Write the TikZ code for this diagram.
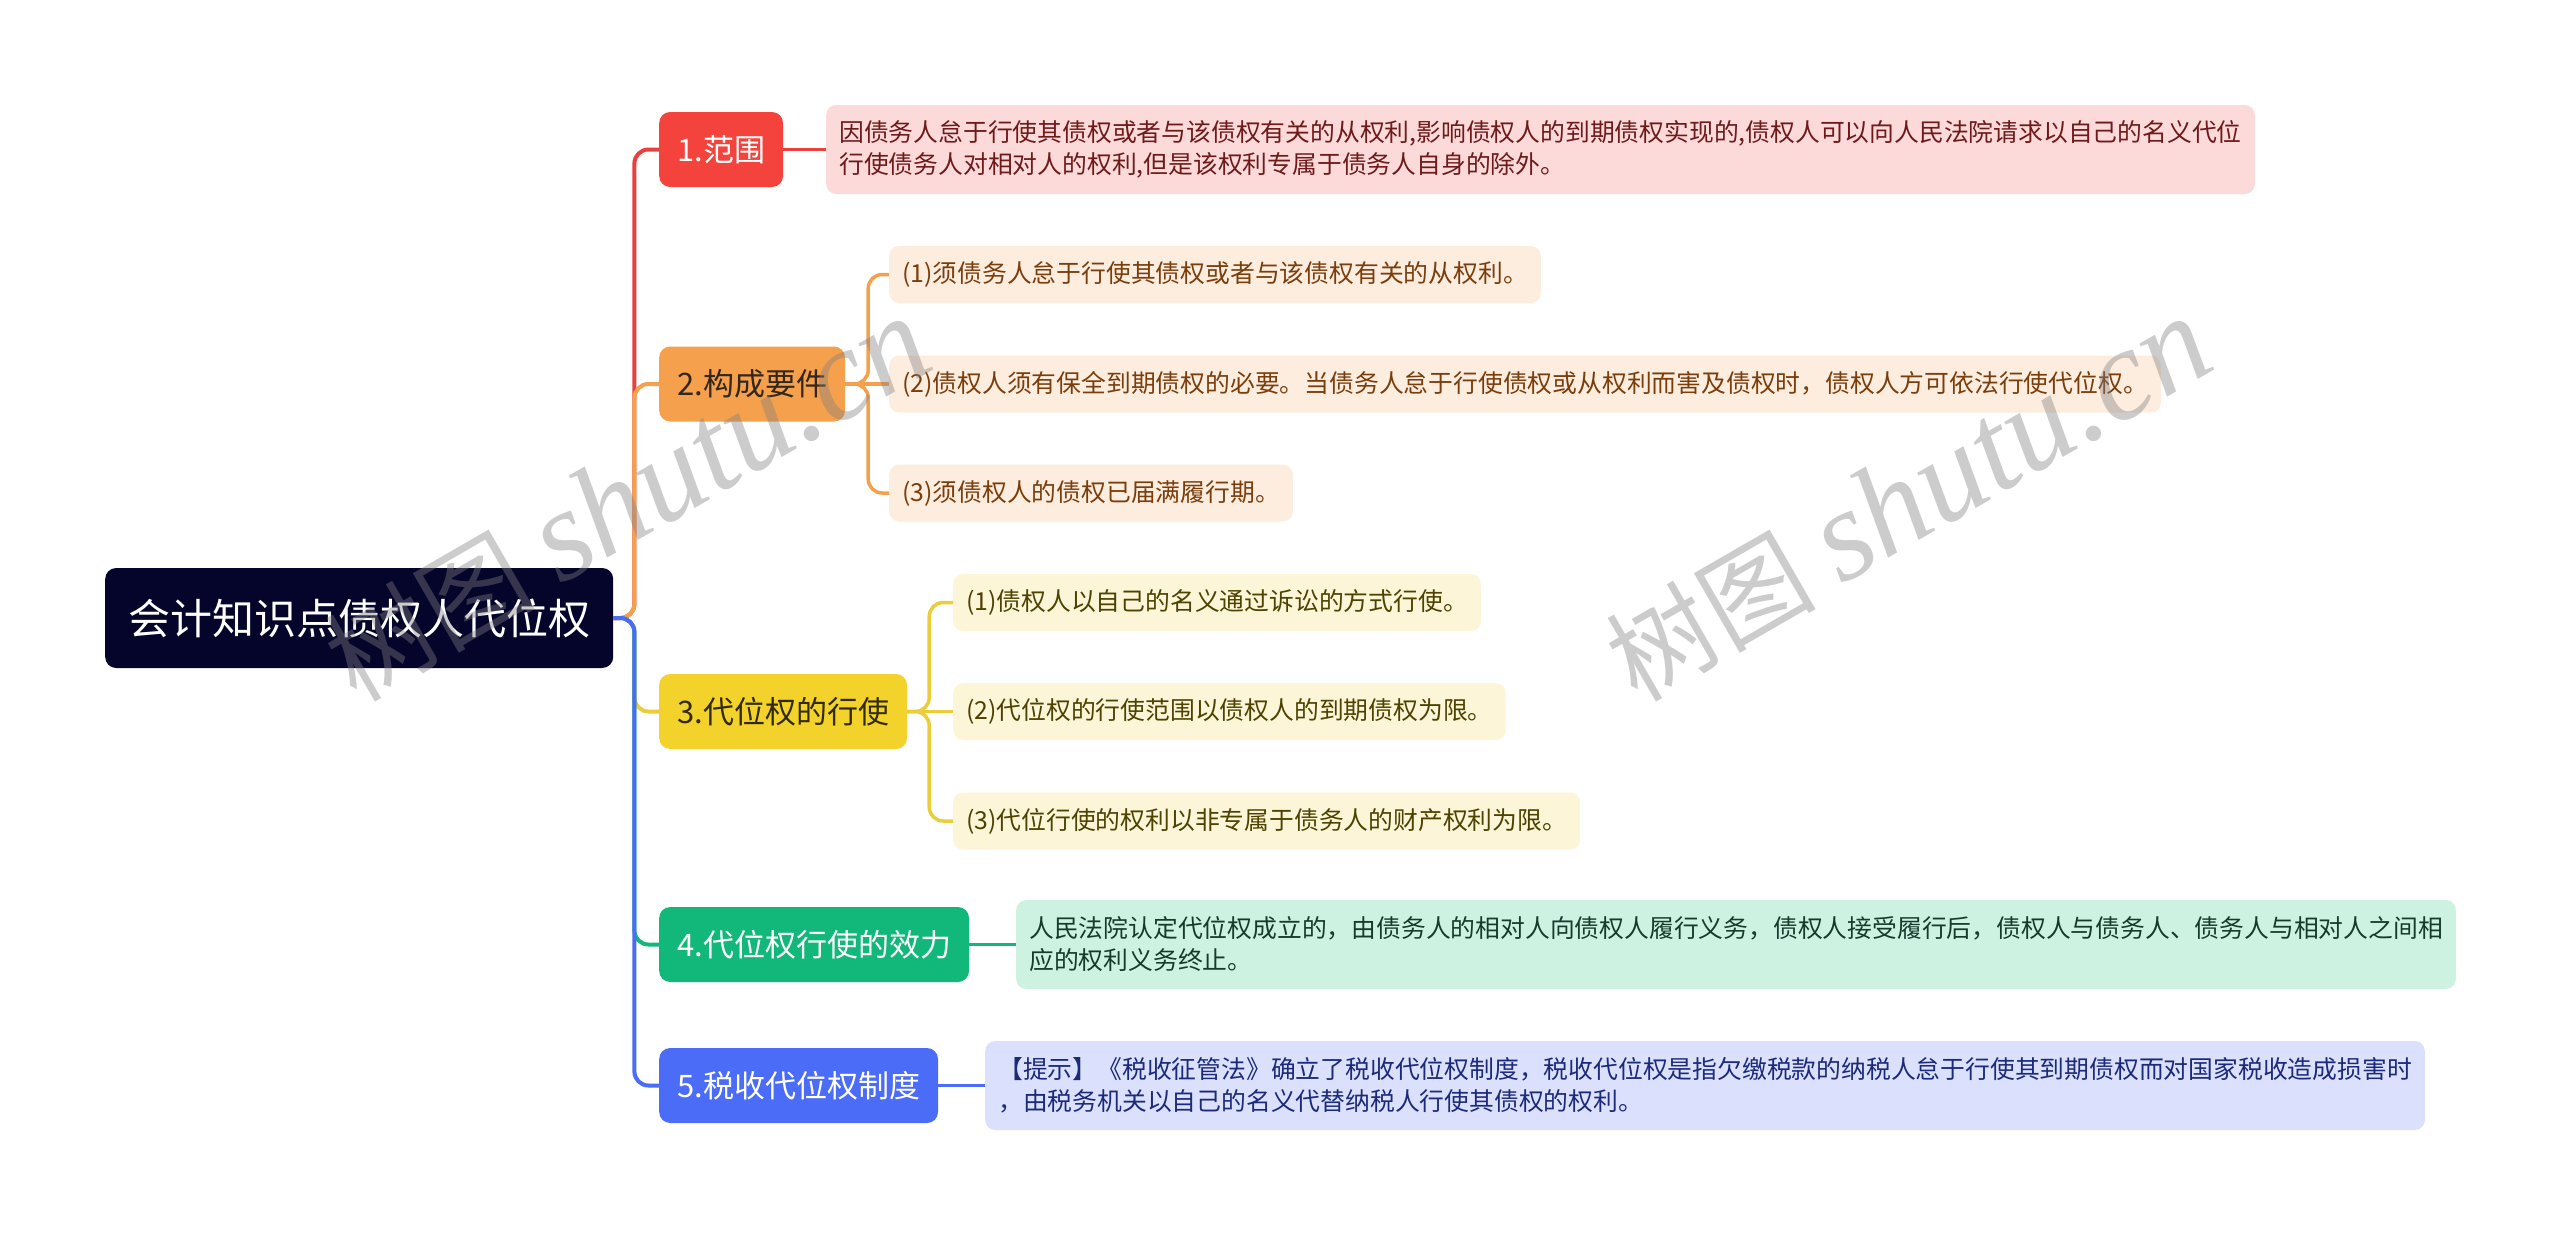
\documentclass[tikz,border=0pt]{standalone}
\usepackage{fontspec}
\newfontfamily\cjkfont{Noto Sans CJK SC}
\newfontfamily\wmfont{Liberation Serif}
\definecolor{rootfill}{HTML}{05042B}
\definecolor{redmain}{HTML}{F4433C}
\definecolor{redline}{HTML}{E8403E}
\definecolor{redleaf}{HTML}{FDDADA}
\definecolor{redtext}{HTML}{6E1A1A}
\definecolor{orangemain}{HTML}{F5A04C}
\definecolor{orangeleaf}{HTML}{FDEDDF}
\definecolor{orangetext}{HTML}{7A3D0C}
\definecolor{orangedark}{HTML}{33261A}
\definecolor{yellowmain}{HTML}{F2D22B}
\definecolor{yellowline}{HTML}{EBCD3A}
\definecolor{yellowleaf}{HTML}{FCF5D7}
\definecolor{yellowtext}{HTML}{4D4200}
\definecolor{yellowdark}{HTML}{332B00}
\definecolor{greenmain}{HTML}{12B87A}
\definecolor{greenleaf}{HTML}{CDF2E2}
\definecolor{greentext}{HTML}{173A2C}
\definecolor{bluemain}{HTML}{4A6CF7}
\definecolor{blueleaf}{HTML}{DBE1FC}
\definecolor{bluetext}{HTML}{1B2A7A}
\begin{document}
\begin{tikzpicture}[x=1pt,y=-1pt,
		box/.style={rounded corners=11pt, inner ysep=0pt, anchor=west},
		rootbox/.style={box, fill=rootfill, text=white, inner xsep=23pt, minimum height=100pt, font=\cjkfont\fontsize{42}{50}\selectfont},
		mainbox/.style={box, inner xsep=18pt, minimum height=75pt, font=\cjkfont\fontsize{31}{38}\selectfont},
		leafbox/.style={box, rounded corners=10pt, inner xsep=13pt, minimum height=57pt, font=\cjkfont\fontsize{24.8}{32}\selectfont},
		longbox/.style={leafbox, minimum height=89pt, align=left},
		link/.style={line width=4pt, rounded corners=14pt},
		sublink/.style={line width=3.5pt, rounded corners=14pt},
		wmark/.style={text=gray, opacity=0.4, rotate=30}]
		
		\useasboundingbox (0,0) rectangle (2560,1237);
		
		\node[rootbox] (root) at (105,618) {会计知识点债权人代位权};
		
		\node[mainbox, fill=redmain, text=white] (fanwei) at (659,149.5) {1.范围};
		\node[mainbox, fill=orangemain, text=orangedark] (yaojian) at (659,384) {2.构成要件};
		\node[mainbox, fill=yellowmain, text=yellowdark] (xingshi) at (659,711.5) {3.代位权的行使};
		\node[mainbox, fill=greenmain, text=white] (xiaoli) at (659,944.5) {4.代位权行使的效力};
		\node[mainbox, fill=bluemain, text=white] (shuishou) at (659,1085.5) {5.税收代位权制度};
		
		\node[longbox, fill=redleaf, text=redtext] (fanweiA) at (826,149.5) {因债务人怠于行使其债权或者与该债权有关的从权利,影响债权人的到期债权实现的,债权人可以向人民法院请求以自己的名义代位\\行使债务人对相对人的权利,但是该权利专属于债务人自身的除外。};
		
		\node[leafbox, fill=orangeleaf, text=orangetext] (yaojianA) at (889,274.5) {(1)须债务人怠于行使其债权或者与该债权有关的从权利。};
		\node[leafbox, fill=orangeleaf, text=orangetext] (yaojianB) at (889,384) {(2)债权人须有保全到期债权的必要。当债务人怠于行使债权或从权利而害及债权时，债权人方可依法行使代位权。};
		\node[leafbox, fill=orangeleaf, text=orangetext] (yaojianC) at (889,493) {(3)须债权人的债权已届满履行期。};
		
		\node[leafbox, fill=yellowleaf, text=yellowtext] (xingshiA) at (953,602.5) {(1)债权人以自己的名义通过诉讼的方式行使。};
		\node[leafbox, fill=yellowleaf, text=yellowtext] (xingshiB) at (953,711.5) {(2)代位权的行使范围以债权人的到期债权为限。};
		\node[leafbox, fill=yellowleaf, text=yellowtext] (xingshiC) at (953,821) {(3)代位行使的权利以非专属于债务人的财产权利为限。};
		
		\node[longbox, fill=greenleaf, text=greentext] (xiaoliA) at (1016,944.5) {人民法院认定代位权成立的，由债务人的相对人向债权人履行义务，债权人接受履行后，债权人与债务人、债务人与相对人之间相\\应的权利义务终止。};
		
		\node[longbox, fill=blueleaf, text=bluetext] (shuishouA) at (985,1085.5) {【提示】《税收征管法》确立了税收代位权制度，税收代位权是指欠缴税款的纳税人怠于行使其到期债权而对国家税收造成损害时\\，由税务机关以自己的名义代替纳税人行使其债权的权利。};
		
		\draw[link, redline] (root.east) -- ++(21,0) |- (fanwei.west);
		\draw[link, orangemain] (root.east) -- ++(21,0) |- (yaojian.west);
		\draw[link, yellowline] (root.east) -- ++(21,0) |- (xingshi.west);
		\draw[link, greenmain] (root.east) -- ++(21,0) |- (xiaoli.west);
		\draw[link, bluemain] (root.east) -- ++(21,0) |- (shuishou.west);
		
		\draw[sublink, redline] (fanwei.east) -- (fanweiA.west);
		\draw[sublink, orangemain] (yaojian.east) -- ++(23,0) |- (yaojianA.west);
		\draw[sublink, orangemain] (yaojian.east) -- (yaojianB.west);
		\draw[sublink, orangemain] (yaojian.east) -- ++(23,0) |- (yaojianC.west);
		\draw[sublink, yellowline] (xingshi.east) -- ++(22,0) |- (xingshiA.west);
		\draw[sublink, yellowline] (xingshi.east) -- (xingshiB.west);
		\draw[sublink, yellowline] (xingshi.east) -- ++(22,0) |- (xingshiC.west);
		\draw[sublink, greenmain] (xiaoli.east) -- (xiaoliA.west);
		\draw[sublink, bluemain] (shuishou.east) -- (shuishouA.west);
		
		\node[wmark] (wmA) at (627,500) {{\cjkfont\fontsize{105}{105}\selectfont 树图}\hspace{25pt}{\wmfont\itshape\fontsize{130}{130}\selectfont shutu.cn}};
		\node[wmark] (wmB) at (1908,500) {{\cjkfont\fontsize{105}{105}\selectfont 树图}\hspace{25pt}{\wmfont\itshape\fontsize{130}{130}\selectfont shutu.cn}};
	\end{tikzpicture}
\end{document}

Instruction - Print the complete listing exactly as it stands, without its pictures.

Solution to the problem -
Write the TikZ code for this diagram.
\documentclass[tikz,border=0pt]{standalone}
\usepackage{fontspec}
\newfontfamily\cjkfont{Noto Sans CJK SC}
\newfontfamily\wmfont{Liberation Serif}
\definecolor{rootfill}{HTML}{05042B}
\definecolor{redmain}{HTML}{F4433C}
\definecolor{redline}{HTML}{E8403E}
\definecolor{redleaf}{HTML}{FDDADA}
\definecolor{redtext}{HTML}{6E1A1A}
\definecolor{orangemain}{HTML}{F5A04C}
\definecolor{orangeleaf}{HTML}{FDEDDF}
\definecolor{orangetext}{HTML}{7A3D0C}
\definecolor{orangedark}{HTML}{33261A}
\definecolor{yellowmain}{HTML}{F2D22B}
\definecolor{yellowline}{HTML}{EBCD3A}
\definecolor{yellowleaf}{HTML}{FCF5D7}
\definecolor{yellowtext}{HTML}{4D4200}
\definecolor{yellowdark}{HTML}{332B00}
\definecolor{greenmain}{HTML}{12B87A}
\definecolor{greenleaf}{HTML}{CDF2E2}
\definecolor{greentext}{HTML}{173A2C}
\definecolor{bluemain}{HTML}{4A6CF7}
\definecolor{blueleaf}{HTML}{DBE1FC}
\definecolor{bluetext}{HTML}{1B2A7A}
\begin{document}
\begin{tikzpicture}[x=1pt,y=-1pt,
		box/.style={rounded corners=11pt, inner ysep=0pt, anchor=west},
		rootbox/.style={box, fill=rootfill, text=white, inner xsep=23pt, minimum height=100pt, font=\cjkfont\fontsize{42}{50}\selectfont},
		mainbox/.style={box, inner xsep=18pt, minimum height=75pt, font=\cjkfont\fontsize{31}{38}\selectfont},
		leafbox/.style={box, rounded corners=10pt, inner xsep=13pt, minimum height=57pt, font=\cjkfont\fontsize{24.8}{32}\selectfont},
		longbox/.style={leafbox, minimum height=89pt, align=left},
		link/.style={line width=4pt, rounded corners=14pt},
		sublink/.style={line width=3.5pt, rounded corners=14pt},
		wmark/.style={text=gray, opacity=0.4, rotate=30}]
		
		\useasboundingbox (0,0) rectangle (2560,1237);
		
		\node[rootbox] (root) at (105,618) {会计知识点债权人代位权};
		
		\node[mainbox, fill=redmain, text=white] (fanwei) at (659,149.5) {1.范围};
		\node[mainbox, fill=orangemain, text=orangedark] (yaojian) at (659,384) {2.构成要件};
		\node[mainbox, fill=yellowmain, text=yellowdark] (xingshi) at (659,711.5) {3.代位权的行使};
		\node[mainbox, fill=greenmain, text=white] (xiaoli) at (659,944.5) {4.代位权行使的效力};
		\node[mainbox, fill=bluemain, text=white] (shuishou) at (659,1085.5) {5.税收代位权制度};
		
		\node[longbox, fill=redleaf, text=redtext] (fanweiA) at (826,149.5) {因债务人怠于行使其债权或者与该债权有关的从权利,影响债权人的到期债权实现的,债权人可以向人民法院请求以自己的名义代位\\行使债务人对相对人的权利,但是该权利专属于债务人自身的除外。};
		
		\node[leafbox, fill=orangeleaf, text=orangetext] (yaojianA) at (889,274.5) {(1)须债务人怠于行使其债权或者与该债权有关的从权利。};
		\node[leafbox, fill=orangeleaf, text=orangetext] (yaojianB) at (889,384) {(2)债权人须有保全到期债权的必要。当债务人怠于行使债权或从权利而害及债权时，债权人方可依法行使代位权。};
		\node[leafbox, fill=orangeleaf, text=orangetext] (yaojianC) at (889,493) {(3)须债权人的债权已届满履行期。};
		
		\node[leafbox, fill=yellowleaf, text=yellowtext] (xingshiA) at (953,602.5) {(1)债权人以自己的名义通过诉讼的方式行使。};
		\node[leafbox, fill=yellowleaf, text=yellowtext] (xingshiB) at (953,711.5) {(2)代位权的行使范围以债权人的到期债权为限。};
		\node[leafbox, fill=yellowleaf, text=yellowtext] (xingshiC) at (953,821) {(3)代位行使的权利以非专属于债务人的财产权利为限。};
		
		\node[longbox, fill=greenleaf, text=greentext] (xiaoliA) at (1016,944.5) {人民法院认定代位权成立的，由债务人的相对人向债权人履行义务，债权人接受履行后，债权人与债务人、债务人与相对人之间相\\应的权利义务终止。};
		
		\node[longbox, fill=blueleaf, text=bluetext] (shuishouA) at (985,1085.5) {【提示】《税收征管法》确立了税收代位权制度，税收代位权是指欠缴税款的纳税人怠于行使其到期债权而对国家税收造成损害时\\，由税务机关以自己的名义代替纳税人行使其债权的权利。};
		
		\draw[link, redline] (root.east) -- ++(21,0) |- (fanwei.west);
		\draw[link, orangemain] (root.east) -- ++(21,0) |- (yaojian.west);
		\draw[link, yellowline] (root.east) -- ++(21,0) |- (xingshi.west);
		\draw[link, greenmain] (root.east) -- ++(21,0) |- (xiaoli.west);
		\draw[link, bluemain] (root.east) -- ++(21,0) |- (shuishou.west);
		
		\draw[sublink, redline] (fanwei.east) -- (fanweiA.west);
		\draw[sublink, orangemain] (yaojian.east) -- ++(23,0) |- (yaojianA.west);
		\draw[sublink, orangemain] (yaojian.east) -- (yaojianB.west);
		\draw[sublink, orangemain] (yaojian.east) -- ++(23,0) |- (yaojianC.west);
		\draw[sublink, yellowline] (xingshi.east) -- ++(22,0) |- (xingshiA.west);
		\draw[sublink, yellowline] (xingshi.east) -- (xingshiB.west);
		\draw[sublink, yellowline] (xingshi.east) -- ++(22,0) |- (xingshiC.west);
		\draw[sublink, greenmain] (xiaoli.east) -- (xiaoliA.west);
		\draw[sublink, bluemain] (shuishou.east) -- (shuishouA.west);
		
		\node[wmark] (wmA) at (627,500) {{\cjkfont\fontsize{105}{105}\selectfont 树图}\hspace{25pt}{\wmfont\itshape\fontsize{130}{130}\selectfont shutu.cn}};
		\node[wmark] (wmB) at (1908,500) {{\cjkfont\fontsize{105}{105}\selectfont 树图}\hspace{25pt}{\wmfont\itshape\fontsize{130}{130}\selectfont shutu.cn}};
	\end{tikzpicture}
\end{document}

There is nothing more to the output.